#### Task description
Gather from the listing below each line that includes the word "with", and copy it.

(Data entries)
=======

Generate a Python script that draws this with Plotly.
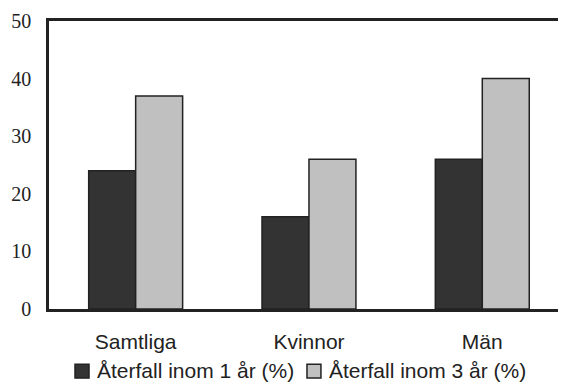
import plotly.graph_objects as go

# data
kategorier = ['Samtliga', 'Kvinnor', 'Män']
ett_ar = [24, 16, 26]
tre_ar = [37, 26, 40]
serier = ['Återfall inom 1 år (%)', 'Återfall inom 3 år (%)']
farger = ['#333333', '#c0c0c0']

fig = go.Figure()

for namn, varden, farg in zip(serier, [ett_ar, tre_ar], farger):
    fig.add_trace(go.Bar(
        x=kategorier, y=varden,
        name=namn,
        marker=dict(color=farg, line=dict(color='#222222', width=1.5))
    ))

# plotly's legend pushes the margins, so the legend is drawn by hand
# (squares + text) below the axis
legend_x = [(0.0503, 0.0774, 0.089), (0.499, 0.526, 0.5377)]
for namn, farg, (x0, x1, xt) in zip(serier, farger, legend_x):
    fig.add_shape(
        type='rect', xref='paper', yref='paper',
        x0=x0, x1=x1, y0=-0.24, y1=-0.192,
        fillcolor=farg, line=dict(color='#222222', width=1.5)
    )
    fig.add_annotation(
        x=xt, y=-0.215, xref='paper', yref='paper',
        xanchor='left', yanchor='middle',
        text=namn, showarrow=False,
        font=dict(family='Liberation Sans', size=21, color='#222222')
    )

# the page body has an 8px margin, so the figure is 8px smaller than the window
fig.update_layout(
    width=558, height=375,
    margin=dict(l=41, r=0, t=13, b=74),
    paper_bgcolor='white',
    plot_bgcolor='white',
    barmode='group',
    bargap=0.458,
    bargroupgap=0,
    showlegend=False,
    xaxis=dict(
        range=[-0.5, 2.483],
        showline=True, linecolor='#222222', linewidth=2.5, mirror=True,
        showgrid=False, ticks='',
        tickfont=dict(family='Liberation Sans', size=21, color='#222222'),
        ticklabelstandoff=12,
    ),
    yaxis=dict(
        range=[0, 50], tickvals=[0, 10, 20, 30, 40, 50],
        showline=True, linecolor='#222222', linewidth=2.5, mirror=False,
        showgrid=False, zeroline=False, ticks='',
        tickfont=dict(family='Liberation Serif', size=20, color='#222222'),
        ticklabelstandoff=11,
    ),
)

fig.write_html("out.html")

=======

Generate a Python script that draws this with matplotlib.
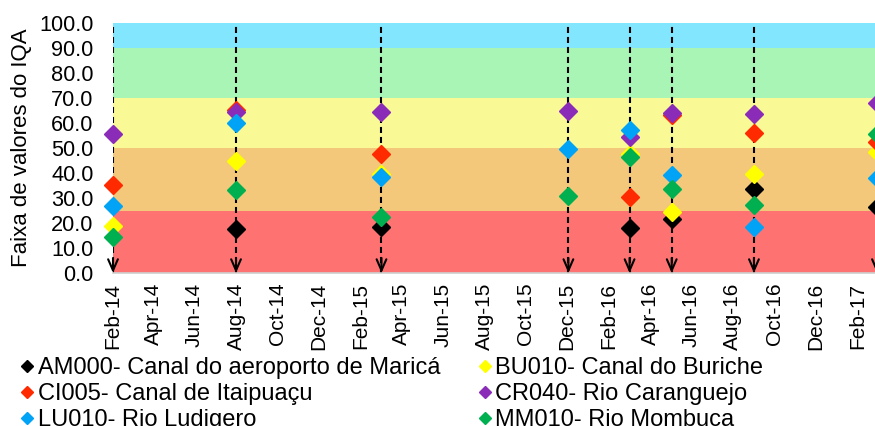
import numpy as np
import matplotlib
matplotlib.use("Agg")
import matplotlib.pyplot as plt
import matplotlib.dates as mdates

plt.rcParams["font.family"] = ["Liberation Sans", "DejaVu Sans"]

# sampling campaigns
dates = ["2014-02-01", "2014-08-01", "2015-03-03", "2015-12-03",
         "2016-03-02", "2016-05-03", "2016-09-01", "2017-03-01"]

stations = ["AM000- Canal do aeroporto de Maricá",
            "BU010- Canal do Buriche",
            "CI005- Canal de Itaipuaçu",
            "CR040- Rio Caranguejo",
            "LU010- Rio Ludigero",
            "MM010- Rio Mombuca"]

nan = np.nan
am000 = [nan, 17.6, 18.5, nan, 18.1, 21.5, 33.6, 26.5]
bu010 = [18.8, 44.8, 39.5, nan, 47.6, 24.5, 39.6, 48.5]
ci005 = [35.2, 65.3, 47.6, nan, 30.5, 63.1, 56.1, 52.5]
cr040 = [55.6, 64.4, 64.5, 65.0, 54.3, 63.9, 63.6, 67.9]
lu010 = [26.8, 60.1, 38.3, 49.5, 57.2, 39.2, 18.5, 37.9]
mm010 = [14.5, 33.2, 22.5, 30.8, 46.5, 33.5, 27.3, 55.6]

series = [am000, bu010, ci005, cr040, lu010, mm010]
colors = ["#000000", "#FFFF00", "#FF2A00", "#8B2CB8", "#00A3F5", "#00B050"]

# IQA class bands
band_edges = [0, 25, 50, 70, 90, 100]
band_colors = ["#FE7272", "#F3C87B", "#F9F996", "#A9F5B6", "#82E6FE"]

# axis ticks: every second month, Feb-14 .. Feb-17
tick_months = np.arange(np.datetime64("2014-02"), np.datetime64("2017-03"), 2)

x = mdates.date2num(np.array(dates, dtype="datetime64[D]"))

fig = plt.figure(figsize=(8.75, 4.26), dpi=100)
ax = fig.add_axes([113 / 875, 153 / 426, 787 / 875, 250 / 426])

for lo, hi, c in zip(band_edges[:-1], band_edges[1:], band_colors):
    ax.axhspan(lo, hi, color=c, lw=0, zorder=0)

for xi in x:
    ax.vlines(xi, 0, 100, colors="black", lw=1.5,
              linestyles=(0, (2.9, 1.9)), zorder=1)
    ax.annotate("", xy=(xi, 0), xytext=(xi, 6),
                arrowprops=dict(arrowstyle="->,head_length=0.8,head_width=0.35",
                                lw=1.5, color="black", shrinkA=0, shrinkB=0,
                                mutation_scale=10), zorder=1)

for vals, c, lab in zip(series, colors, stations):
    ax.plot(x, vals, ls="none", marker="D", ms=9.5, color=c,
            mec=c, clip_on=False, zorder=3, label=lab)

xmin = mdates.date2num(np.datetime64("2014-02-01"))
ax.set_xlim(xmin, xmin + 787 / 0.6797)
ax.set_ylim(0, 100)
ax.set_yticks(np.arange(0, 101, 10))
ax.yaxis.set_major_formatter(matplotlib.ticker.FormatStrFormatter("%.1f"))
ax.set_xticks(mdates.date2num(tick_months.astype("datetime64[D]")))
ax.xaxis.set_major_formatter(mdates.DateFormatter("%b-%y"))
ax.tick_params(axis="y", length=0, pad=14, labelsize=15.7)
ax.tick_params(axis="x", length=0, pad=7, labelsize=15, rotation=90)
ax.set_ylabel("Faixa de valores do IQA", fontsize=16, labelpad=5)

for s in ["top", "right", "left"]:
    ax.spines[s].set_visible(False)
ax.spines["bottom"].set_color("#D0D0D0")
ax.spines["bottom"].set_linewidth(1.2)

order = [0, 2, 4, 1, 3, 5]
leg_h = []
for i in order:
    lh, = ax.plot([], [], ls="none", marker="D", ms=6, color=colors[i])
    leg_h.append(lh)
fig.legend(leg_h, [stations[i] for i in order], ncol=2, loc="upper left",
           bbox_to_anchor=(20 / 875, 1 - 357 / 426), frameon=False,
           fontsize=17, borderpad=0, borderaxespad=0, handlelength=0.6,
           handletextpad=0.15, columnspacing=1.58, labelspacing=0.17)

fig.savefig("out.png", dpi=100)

=======

#### Output for this task
Generate a Python script that draws this with Plotly.
Generate a Python script that draws this with matplotlib.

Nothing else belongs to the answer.